Cordtz was associate designer on productions ranging from Tom O’Horgan’s “Senator Joe” at the Neil Simon Theater to Max Roach’s concerts at Avery Fisher Hall, as well as several national and international tours of “Jesus Christ Superstar” and “Hair,” Sam Shepard’s “States of Shock” and “Mister” and Fred Rogers’s last opera, “Josephine, the Short-necked Giraffe,” shown annually on PBS.
He was a designer for Charles Ludlum’s Ridiculous Theatre Company, and had a long working relationship with Judson Church, where he was a soloist in the choir. Cordtz lit the revival of Al Carmines’s “Christmas Rappings” there in December, and directed productions for the church’s centennial year.
Cordtz graduated from Stanford University in 1973 and attended the London Academy of Dramatic Arts. He sang in a cabaret act with his friend from Stanford, pianist Hugh McCarten, as “Dr. Wendell and Mr. Hugh,” and also founded the Stanford Group, which funded other artists’ projects for many years.
Cordtz had a long personal and professional collaboration with Mexican actress Anjelica Aragon and lit and directed her in plays in Mexico City.

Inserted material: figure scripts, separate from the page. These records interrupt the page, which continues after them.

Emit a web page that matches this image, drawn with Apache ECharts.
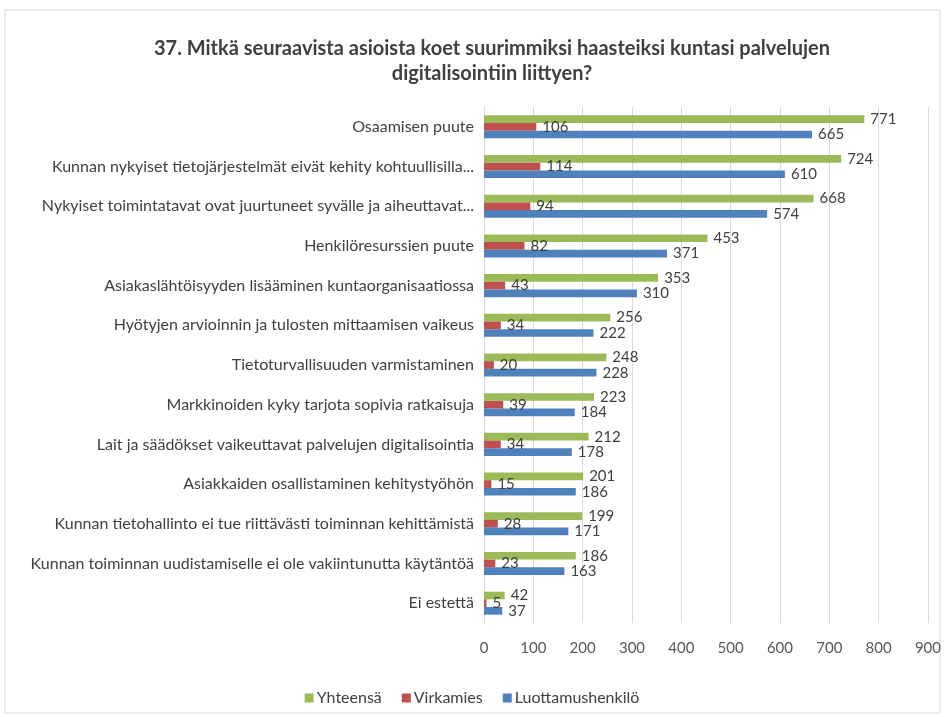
<!DOCTYPE html>
<html>
<head>
<meta charset="utf-8">
<script src="https://cdn.jsdelivr.net/npm/echarts@6/dist/echarts.min.js"></script>
<style>
  html, body { margin: 0; padding: 0; background: #fff; }
  #chart { width: 944px; height: 717px; }
</style>
</head>
<body>
<div id="chart"></div>
<script>
// kategoriat ylhäältä alas
const categories = [
    'Osaamisen puute',
    'Kunnan nykyiset tietojärjestelmät eivät kehity kohtuullisilla...',
    'Nykyiset toimintatavat ovat juurtuneet syvälle ja aiheuttavat...',
    'Henkilöresurssien puute',
    'Asiakaslähtöisyyden lisääminen kuntaorganisaatiossa',
    'Hyötyjen arvioinnin ja tulosten mittaamisen vaikeus',
    'Tietoturvallisuuden varmistaminen',
    'Markkinoiden kyky tarjota sopivia ratkaisuja',
    'Lait ja säädökset vaikeuttavat palvelujen digitalisointia',
    'Asiakkaiden osallistaminen kehitystyöhön',
    'Kunnan tietohallinto ei tue riittävästi toiminnan kehittämistä',
    'Kunnan toiminnan uudistamiselle ei ole vakiintunutta käytäntöä',
    'Ei estettä'
];
const yhteensa = [771, 724, 668, 453, 353, 256, 248, 223, 212, 201, 199, 186, 42];
const virkamies = [106, 114, 94, 82, 43, 34, 20, 39, 34, 15, 28, 23, 5];
const luottamus = [665, 610, 574, 371, 310, 222, 228, 184, 178, 186, 171, 163, 37];
const xTicks = [0, 100, 200, 300, 400, 500, 600, 700, 800, 900];

const font = 'Lato, "Open Sans", sans-serif';
const labelStyle = {
    show: true,
    position: 'right',
    distance: 6,
    color: '#404040',
    fontFamily: font,
    fontSize: 15
};

function bar(name, data, color) {
    return {
        name: name,
        type: 'bar',
        data: data,
        barGap: '0%',
        barCategoryGap: '42%',
        itemStyle: { color: color },
        label: labelStyle
    };
}

const chart = echarts.init(document.getElementById('chart'));
chart.setOption({
    animation: false,
    title: {
        text: '37. Mitkä seuraavista asioista koet suurimmiksi haasteiksi kuntasi palvelujen\ndigitalisointiin liittyen?',
        left: 487,
        top: 31,
        textAlign: 'center',
        textStyle: {
            fontFamily: font,
            fontSize: 20,
            fontWeight: 'bold',
            color: '#404040',
            lineHeight: 25
        }
    },
    legend: {
        data: ['Yhteensä', 'Virkamies', 'Luottamushenkilö'],
        bottom: 6,
        left: 'center',
        itemWidth: 9,
        itemHeight: 9,
        itemGap: 20,
        icon: 'rect',
        textStyle: { fontFamily: font, fontSize: 16, color: '#404040', padding: [0, 0, 0, -2] }
    },
    grid: { left: 484, right: 16, top: 107, bottom: 94 },
    xAxis: {
        type: 'value',
        min: xTicks[0],
        max: xTicks[xTicks.length - 1],
        interval: 100,
        axisLine: { show: false },
        axisTick: { show: false },
        axisLabel: { color: '#595959', fontFamily: font, fontSize: 15, margin: 18 },
        splitLine: { lineStyle: { color: '#d9d9d9' } }
    },
    yAxis: {
        type: 'category',
        data: categories,
        inverse: true,
        axisLine: { lineStyle: { color: '#d9d9d9' } },
        axisTick: { show: false },
        axisLabel: { color: '#404040', fontFamily: font, fontSize: 16, margin: 10 }
    },
    series: [
        bar('Yhteensä', yhteensa, '#9bbb59'),
        bar('Virkamies', virkamies, '#c0504d'),
        bar('Luottamushenkilö', luottamus, '#4f81bd')
    ],
    graphic: [{
        type: 'rect',
        shape: { x: 5, y: 10, width: 935, height: 703 },
        style: { fill: 'none', stroke: '#d9d9d9', lineWidth: 1 },
        silent: true
    }]
});
</script>
</body>
</html>
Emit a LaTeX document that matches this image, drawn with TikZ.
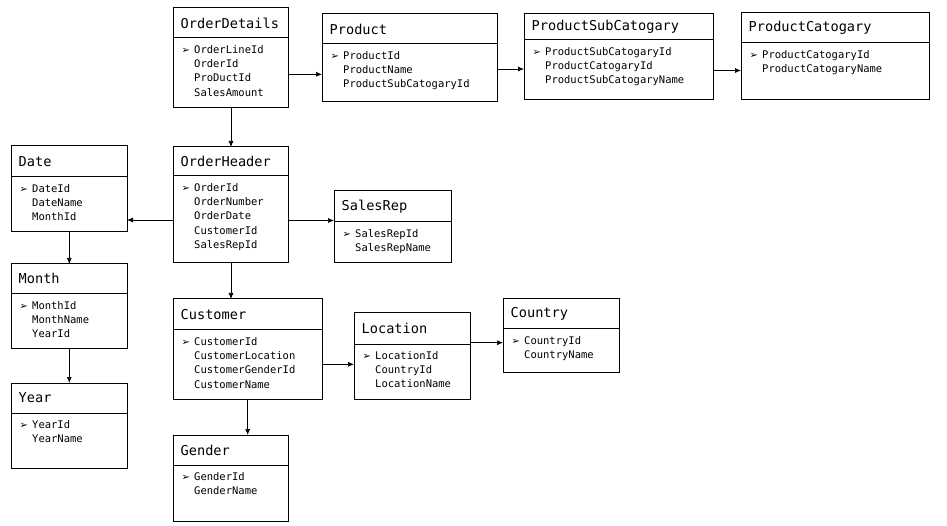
\documentclass[tikz,border=0pt]{standalone}
\usepackage{fontspec}
\setmonofont{DejaVu Sans Mono}
\newfontfamily\symfont{DejaVu Sans}
\usetikzlibrary{arrows.meta}
\tikzset{
  box/.style={draw=black, line width=1pt, inner sep=0pt, outer sep=0pt},
  boxline/.style={draw=black, line width=1pt},
  ttl/.style={inner sep=0pt, font=\ttfamily\fontsize{13.6}{16}\selectfont},
  fld/.style={inner sep=0pt, font=\ttfamily\fontsize{10.5}{13}\selectfont},
  bul/.style={inner sep=0pt, font=\symfont\fontsize{10}{12}\selectfont},
  conn/.style={draw=black, line width=0.7pt, -{Latex[length=6pt,width=5pt]}}
}
\newcommand\ent[8]{%
  \node[box, minimum width={#4-#2}, minimum height={#5-#3}, anchor=north west] (#1) at (#2,#3) {};
  \draw[boxline] (#2,#6) -- (#4,#6);
  \node[ttl, anchor=west] (#1-t) at ({#2+7.5},{(#3+#6)/2}) {#7};
  \node[bul, anchor=base west] (#1-b) at ({#2+8.5},{#6+15.5}) {➢};
  \foreach \f [count=\i from 0] in {#8} {
    \node[fld, anchor=base west] (#1-f\i) at ({#2+21},{#6+15.5+14.2*\i}) {\f};
  }
}
\begin{document}
\begin{tikzpicture}[x=1pt,y=-1pt]
\useasboundingbox (0,0) rectangle (947,526);
\ent{OD}{173}{8}{288}{108}{38}{OrderDetails}{OrderLineId,OrderId,ProDuctId,SalesAmount}
\ent{P}{322}{14}{497}{102}{44}{Product}{ProductId,ProductName,ProductSubCatogaryId}
\ent{PSC}{524}{14}{713}{100}{40}{ProductSubCatogary}{ProductSubCatogaryId,ProductCatogaryId,ProductSubCatogaryName}
\ent{PC}{741}{13}{929}{100}{43}{ProductCatogary}{ProductCatogaryId,ProductCatogaryName}
\ent{D}{11}{146}{127}{232}{177}{Date}{DateId,DateName,MonthId}
\ent{OH}{173}{147}{288}{263}{176}{OrderHeader}{OrderId,OrderNumber,OrderDate,CustomerId,SalesRepId}
\ent{SR}{334}{191}{451}{263}{222}{SalesRep}{SalesRepId,SalesRepName}
\ent{M}{11}{264}{127}{348}{293.5}{Month}{MonthId,MonthName,YearId}
\ent{Y}{11}{383}{127}{468}{413}{Year}{YearId,YearName}
\ent{C}{173}{299}{322}{399}{330}{Customer}{CustomerId,CustomerLocation,CustomerGenderId,CustomerName}
\ent{L}{354}{313}{470}{399}{344}{Location}{LocationId,CountryId,LocationName}
\ent{CO}{503}{299}{619}{372}{329}{Country}{CountryId,CountryName}
\ent{G}{173}{435}{288}{521}{465}{Gender}{GenderId,GenderName}
% connectors
\draw[conn] (OD.east |- 0,74.3) -- (P.west |- 0,74.3);
\draw[conn] (P.east |- 0,69) -- (PSC.west |- 0,69);
\draw[conn] (PSC.east |- 0,70.5) -- (PC.west |- 0,70.5);
\draw[conn] (OD.south -| 231,0) -- (OH.north -| 231,0);
\draw[conn] (OH.west |- 0,220) -- (D.east |- 0,220);
\draw[conn] (OH.east |- 0,220.5) -- (SR.west |- 0,220.5);
\draw[conn] (D.south -| 69.3,0) -- (M.north -| 69.3,0);
\draw[conn] (M.south -| 69.3,0) -- (Y.north -| 69.3,0);
\draw[conn] (OH.south -| 231,0) -- (C.north -| 231,0);
\draw[conn] (C.east |- 0,364.3) -- (L.west |- 0,364.3);
\draw[conn] (L.east |- 0,342.7) -- (CO.west |- 0,342.7);
\draw[conn] (C.south -| 247.7,0) -- (G.north -| 247.7,0);
\end{tikzpicture}
\end{document}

He is survived by his partner Bill Stabile of New York City, his parents Milly Cordtz of Rye, N.Y., and Dan Cordtz of Miami, his sisters Wendy Eaton of New York City and Kay Cordtz of Patchogue, N.Y., and brother Jeff Cordtz of Atlanta, eight nieces and nephews and dear friends too numerous to mention.
A memorial was held on Saturday at the Rye Presbyterian Church in Rye, N.Y. There will be a celebration of his life at Judson Church this summer.